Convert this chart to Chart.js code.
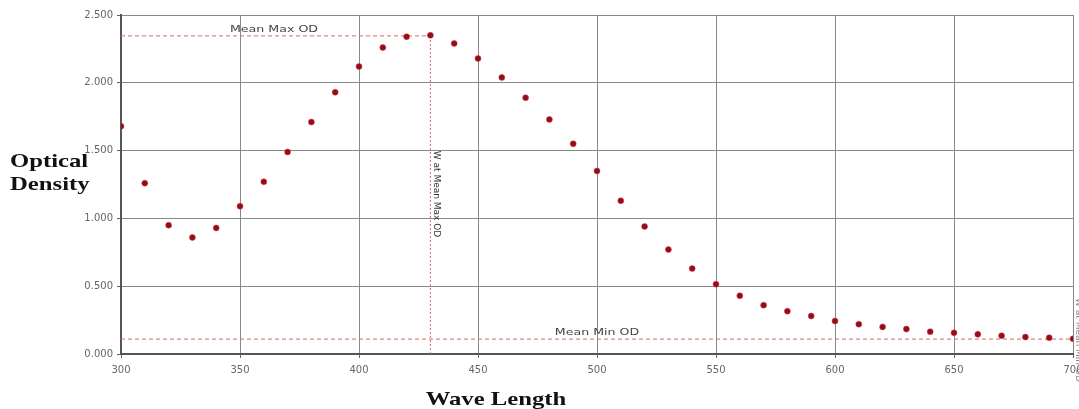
<!DOCTYPE html>
<html>
<head>
<meta charset="utf-8">
<script src="https://cdn.jsdelivr.net/npm/chart.js@4/dist/chart.umd.min.js"></script>
<style>
  html, body { margin: 0; padding: 0; background: #fff; }
  #wrap { width: 1079px; height: 409px; }
</style>
</head>
<body>
<div id="wrap"><canvas id="odChart" width="1079" height="409"></canvas></div>
<script>
// Wave length (nm) and optical density readings
const waveLengths = [300, 310, 320, 330, 340, 350, 360, 370, 380, 390,
                     400, 410, 420, 430, 440, 450, 460, 470, 480, 490,
                     500, 510, 520, 530, 540, 550, 560, 570, 580, 590,
                     600, 610, 620, 630, 640, 650, 660, 670, 680, 690, 700];
const opticalDensity = [1.68, 1.26, 0.95, 0.86, 0.93, 1.09, 1.27, 1.49, 1.71, 1.93,
                        2.12, 2.26, 2.34, 2.35, 2.29, 2.18, 2.04, 1.89, 1.73, 1.55,
                        1.35, 1.13, 0.94, 0.77, 0.63, 0.515, 0.43, 0.36, 0.316, 0.28,
                        0.243, 0.22, 0.2, 0.184, 0.165, 0.156, 0.145, 0.135, 0.125, 0.12, 0.112];

// reference lines
const meanMaxOD = 2.346;
const meanMinOD = 0.11;
const waveAtMeanMax = 430;

const xTicks = [300, 350, 400, 450, 500, 550, 600, 650, 700];
const yTicks = [0, 0.5, 1.0, 1.5, 2.0, 2.5];

// draws axis titles and reference labels (stretched like the original)
const labelPlugin = {
    id: 'odLabels',
    afterDraw(chart) {
        const ctx = chart.ctx;
        const xs = chart.scales.x;
        const ys = chart.scales.y;

        function stretched(text, x, y, font, sx, color, align) {
            ctx.save();
            ctx.font = font;
            ctx.fillStyle = color;
            ctx.textBaseline = 'alphabetic';
            ctx.translate(x, y);
            ctx.scale(sx, 1);
            const w = ctx.measureText(text).width;
            let dx = 0;
            if (align === 'center') dx = -w / 2;
            ctx.fillText(text, dx, 0);
            ctx.restore();
        }

        // y axis title
        stretched('Optical', 10, 167, 'bold 19px "Liberation Serif"', 1.3, '#111', 'left');
        stretched('Density', 10, 190, 'bold 19px "Liberation Serif"', 1.3, '#111', 'left');
        // x axis title
        stretched('Wave Length', 496, 405, 'bold 19px "Liberation Serif"', 1.3, '#111', 'center');

        // reference line labels
        stretched('Mean Max OD', 274, 32, '9px "DejaVu Sans"', 1.4, '#444', 'center');
        stretched('Mean Min OD', xs.getPixelForValue(500), ys.getPixelForValue(meanMinOD) - 4,
                  '9px "DejaVu Sans"', 1.4, '#444', 'center');

        // vertical label next to W line
        ctx.save();
        ctx.translate(xs.getPixelForValue(waveAtMeanMax) + 4, 194);
        ctx.rotate(Math.PI / 2);
        ctx.font = '9px "DejaVu Sans"';
        ctx.fillStyle = '#333';
        ctx.textAlign = 'center';
        ctx.fillText('W at Mean Max OD', 0, 0);
        ctx.restore();

        // cut-off label at the right edge
        ctx.save();
        ctx.translate(1076, 340);
        ctx.rotate(Math.PI / 2);
        ctx.font = '9px "DejaVu Sans"';
        ctx.fillStyle = '#888';
        ctx.textAlign = 'center';
        ctx.fillText('W at Mean Min OD', 0, 0);
        ctx.restore();
    }
};

const refLine = (points, dash) => ({
    data: points,
    showLine: true,
    borderColor: '#e06666',
    borderWidth: 1,
    borderDash: dash,
    pointRadius: 0,
    fill: false
});

const ctx = document.getElementById('odChart');
new Chart(ctx, {
    type: 'scatter',
    data: {
        datasets: [
            {
                label: 'Optical Density',
                data: waveLengths.map((w, i) => ({ x: w, y: opticalDensity[i] })),
                backgroundColor: '#8e0f1a',
                borderColor: 'rgba(225, 60, 60, 0.5)',
                borderWidth: 1,
                pointRadius: 3,
                pointHoverRadius: 3
            },
            refLine([{ x: 300, y: meanMaxOD }, { x: waveAtMeanMax, y: meanMaxOD }], [4, 3]),
            refLine([{ x: 300, y: meanMinOD }, { x: 700, y: meanMinOD }], [4, 3]),
            refLine([{ x: waveAtMeanMax, y: 0 }, { x: waveAtMeanMax, y: meanMaxOD }], [2, 2])
        ]
    },
    options: {
        responsive: false,
        animation: false,
        devicePixelRatio: 1,
        layout: { padding: { top: 15, right: 6, left: 0, bottom: 0 } },
        plugins: {
            legend: { display: false },
            tooltip: { enabled: false }
        },
        scales: {
            x: {
                type: 'linear',
                min: 300,
                max: 700,
                afterBuildTicks(scale) {
                    scale.ticks = xTicks.map(v => ({ value: v }));
                },
                ticks: {
                    color: '#666',
                    font: { family: 'DejaVu Sans', size: 10 },
                    padding: 6,
                    maxRotation: 0
                },
                grid: { color: '#888', lineWidth: 1, tickLength: 4, tickColor: '#666' },
                border: { color: '#555', width: 2 },
                afterFit(scale) {
                    scale.height = 55;
                    scale.paddingLeft = 0;
                    scale.paddingRight = 0;
                }
            },
            y: {
                min: 0,
                max: 2.5,
                afterBuildTicks(scale) {
                    scale.ticks = yTicks.map(v => ({ value: v }));
                },
                ticks: {
                    color: '#666',
                    font: { family: 'DejaVu Sans', size: 10 },
                    padding: 4,
                    callback: v => v.toFixed(3)
                },
                grid: { color: '#888', lineWidth: 1, tickLength: 4, tickColor: '#666' },
                border: { color: '#555', width: 2 },
                afterFit(scale) {
                    scale.width = 121;
                    scale.paddingTop = 0;
                    scale.paddingBottom = 0;
                }
            }
        }
    },
    plugins: [labelPlugin]
});
</script>
</body>
</html>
——————————
- **EXERCISE AIM**
Leave out any pictures and return exactly the lines from the beginning of the data through the line with "0.125, 0.12, 0.112];", inclusive.

- **REPLY TO THE TASK**
Convert this chart to Chart.js code.
<!DOCTYPE html>
<html>
<head>
<meta charset="utf-8">
<script src="https://cdn.jsdelivr.net/npm/chart.js@4/dist/chart.umd.min.js"></script>
<style>
  html, body { margin: 0; padding: 0; background: #fff; }
  #wrap { width: 1079px; height: 409px; }
</style>
</head>
<body>
<div id="wrap"><canvas id="odChart" width="1079" height="409"></canvas></div>
<script>
// Wave length (nm) and optical density readings
const waveLengths = [300, 310, 320, 330, 340, 350, 360, 370, 380, 390,
                     400, 410, 420, 430, 440, 450, 460, 470, 480, 490,
                     500, 510, 520, 530, 540, 550, 560, 570, 580, 590,
                     600, 610, 620, 630, 640, 650, 660, 670, 680, 690, 700];
const opticalDensity = [1.68, 1.26, 0.95, 0.86, 0.93, 1.09, 1.27, 1.49, 1.71, 1.93,
                        2.12, 2.26, 2.34, 2.35, 2.29, 2.18, 2.04, 1.89, 1.73, 1.55,
                        1.35, 1.13, 0.94, 0.77, 0.63, 0.515, 0.43, 0.36, 0.316, 0.28,
                        0.243, 0.22, 0.2, 0.184, 0.165, 0.156, 0.145, 0.135, 0.125, 0.12, 0.112];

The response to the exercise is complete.